Anne Baba Olmak
En güzel duygulardan birisidir anne-baba olmak. Ancak hiç kolay değildir. Fedakarlık ister, sabır ister, merhamet ister, vicdan ister… En önemlisi hem fiziksel hem ruhsal hazır olmayı ister.
Dünyaya gelen canlılar içinde en bakıma muhtaç canlıdır insan. Dünyaya gelen insanın onu koruyacak, onu sevecek, onu anlayacak, yanında olacak aileye ihtiyacı vardır. Bebekle birlikte gelen ebeveynliğin sorumluluklarını almaya hazır olmak gerekir. Hiç kimse sadece dünyaya bir çocuk getirdi diye anne ve baba olamaz. Hiç bir insan anne veya babasını seçerek dünyaya gelmez. Ailesini seçme şansı olmayan bebeğin sorumluluğu da yoktur. Bu nedenle her bebek masumdur. Masum ve bakıma muhtaç doğacak insanın kaderi en başta ailesinin ellerindedir.

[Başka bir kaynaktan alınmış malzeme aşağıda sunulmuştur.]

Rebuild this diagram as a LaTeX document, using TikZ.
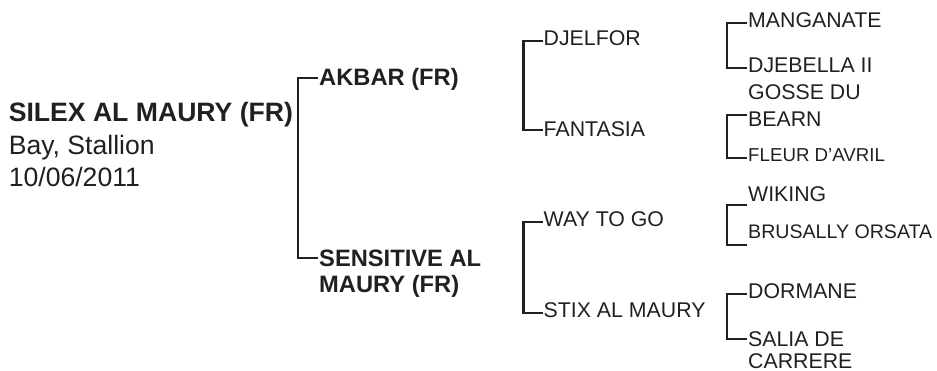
\documentclass[tikz,border=0pt]{standalone}
\usepackage{fontspec}
\setmainfont{Liberation Sans}
\usepackage{tikz}
\usetikzlibrary{calc}
\definecolor{ink}{HTML}{231F20}

\tikzset{
  horse/.style={anchor=base west, inner sep=0pt, text=ink},
  horsetwo/.style={anchor=north west, inner sep=0pt, text=ink, align=left},
  bracket/.style={draw=ink, line width=2.3pt},
  fsire/.style={font=\fontsize{23.7}{26.7}\selectfont\bfseries},
  fgen/.style={font=\fontsize{21.3}{27}\selectfont},
}

\begin{document}
\begin{tikzpicture}[x=1pt,y=-1pt]
  \useasboundingbox (0,0) rectangle (937,371);
  % subject
  \node [horsetwo, font=\fontsize{26.6}{32.5}\selectfont] (silex) at (8.6,102.5)
    {\textbf{SILEX AL MAURY (FR)}\\Bay, Stallion\\10/06/2011};
  % parents
  \node [horse, fsire] (akbar) at (319,86) {AKBAR (FR)};
  \node [horsetwo, fsire] (sensitive) at (319,249.5) {SENSITIVE AL\\MAURY (FR)};
  % grandparents
  \node [horse, fgen] (djelfor) at (543.5,46) {DJELFOR};
  \node [horse, fgen] (fantasia) at (543.5,136.7) {FANTASIA};
  \node [horse, fgen] (waytogo) at (543.5,226.7) {WAY TO GO};
  \node [horse, fgen] (stix) at (543.5,318) {STIX AL MAURY};
  % great grandparents
  \node [horse, fgen] (manganate) at (748,28) {MANGANATE};
  \node [horse, fgen] (djebella) at (748,73) {DJEBELLA II};
  \node [horsetwo, fgen] (gosse) at (748,84.7) {GOSSE DU\\BEARN};
  \node [horse, font=\fontsize{18.7}{22}\selectfont] (fleur) at (748,162) {FLEUR D'AVRIL};
  \node [horse, fgen] (wiking) at (748,202) {WIKING};
  \node [horse, font=\fontsize{19.6}{24}\selectfont] (brusally) at (748,239) {BRUSALLY ORSATA};
  \node [horse, fgen] (dormane) at (748,299) {DORMANE};
  \node [horsetwo, font=\fontsize{21.3}{21.5}\selectfont] (salia) at (748,331.5) {SALIA DE\\CARRERE};

  \draw [bracket] ($(akbar.base west)+(-1,-8)$) -- ++(-20,0)
    |- ($(sensitive.north west)+(-1,8.5)$);
  \draw [bracket] ($(djelfor.base west)+(-0.5,-5.3)$) -- ++(-19.5,0)
    |- ($(fantasia.base west)+(-0.5,-6.7)$);
  \draw [bracket] ($(waytogo.base west)+(-0.5,-4.4)$) -- ++(-19.5,0)
    |- ($(stix.base west)+(-0.5,-5.3)$);
  \draw [bracket] ($(manganate.base west)+(-1,-5)$) -- ++(-20,0)
    |- ($(djebella.base west)+(-1,-5)$);
  \draw [bracket] ($(gosse.north west)+(-1,30.3)$) -- ++(-20,0)
    |- ($(fleur.base west)+(-1,-4)$);
  \draw [bracket] ($(wiking.base west)+(-1,3)$) -- ++(-20,0)
    |- ($(brusally.base west)+(-1,6)$);
  \draw [bracket] ($(dormane.base west)+(-1,-5)$) -- ++(-20,0)
    |- ($(salia.north west)+(-1,7.5)$);
\end{tikzpicture}
\end{document}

Her geçen gün bir çok toplumda hazır olmadan anne baba olan ailelerin cezalarını çeken masum çocukların sayısı artmaktadır.
Gündüz kuşağı televizyon programlarında veya akşam haber bültenlerinde seyredilen bir dizi-film senaryosu değil maalesef hayatın gerçeği.
Erken yaşta evlilikler, fedakarlık yapmak istemeyen ebeveynler, kısa zaman süren evlilikler, evlilik dışı ilişkiler ve daha bir çoğu. Sonuç ise kaybolan, ortada bırakılan, ilgisiz, sevgisiz, mutsuz çocuklar…
Mutsuz çocuklar bir filmin değil hayatın içindeler. Belki önünden geçtiğimiz evde yaşıyor. Belki yemek yediğimiz lokantada karşı masada oturuyor. Şehrin karşı yakasında belki, hiç gitmediğimiz bir semtte, karanlıkta fark etmediğimiz bir sokakta, okulda, çok uzakta ya da çok yakında, belki de şu an size bakıyor.
Mutsuz çocuklar umutsuz gelecek demektir. Geleceği iyileştirmek için çocukların yaşaması, mutlu olması gereklidir. Bunu da bugün ancak biz anne babalar gerçekten annelik ve babalık yaparak başarabiliriz.